The heirs of composer George Gershwin have filed a $15 million lawsuit in a New York State Court against Warner Music. The heirs sued the music giant for the underpayment of royalties and other related discrepancies it has committed against the composer best known for his orchestral works "Rhapsody in Blue", "An American in Paris" and "Porgy and Bess".
The Gershwin heirs claim that Warner Music failed "to protect and preserve Gershwin's copyright interests both domestically and abroad" after they conducted their own audit back in 2007. They also discovered that since Gershwin's death in 1937, Warner Music subsidiaries had been exploiting his work.
Among the issues raised against Warner were an alleged failure to register copyrights in arrangements of his compositions with performance rights organizations in a timely manner, the way Gershwin's music and orchestrations have been rented outside the U.S. and Canada, the licensing of his ballets, as well as that of concert grand rights.
A latest audit report accounted for at least $4.4 million in underpaid royalties net of interest, yet more is owed following misleading royalty statements, a failure to monitor the activities of affiliates and abandoning territories including Asia and Australia.
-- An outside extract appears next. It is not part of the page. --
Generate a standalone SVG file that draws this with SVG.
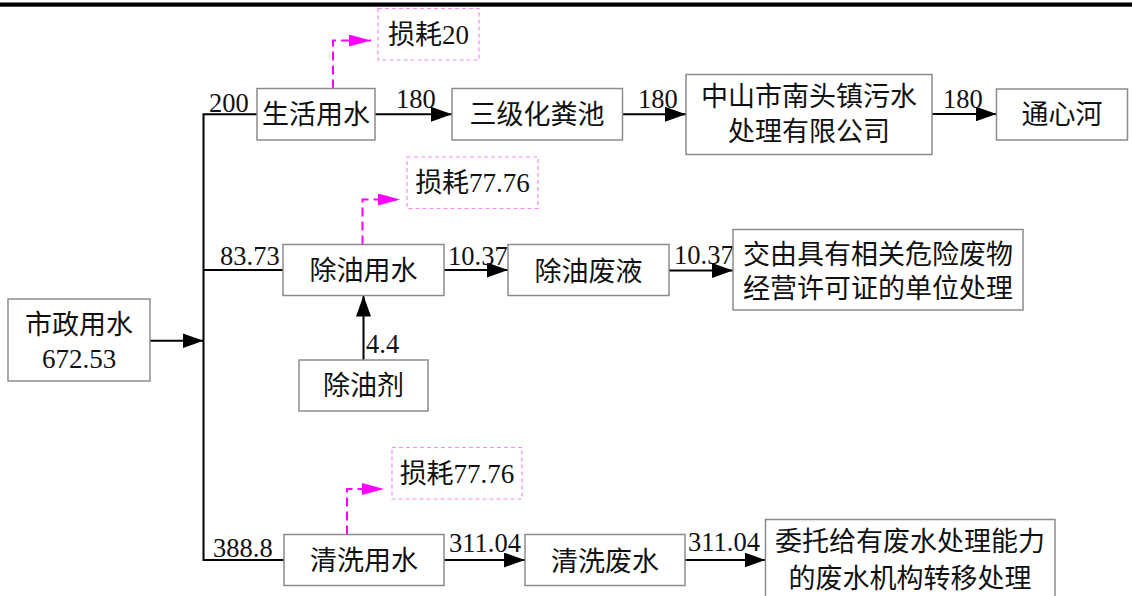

The plaintiffs in the case alleged further that Warner took too much in deductions and allowed too many commissions from the net income they were contractually required to hand over to the Gershwins. They are seeking, through their lawyers Robert Caplan and Jonathan Ross, at least $5 million for breach of contract, $5 million for compensatory damages and another $5 million in punitive damages for breach of fiduciary duty.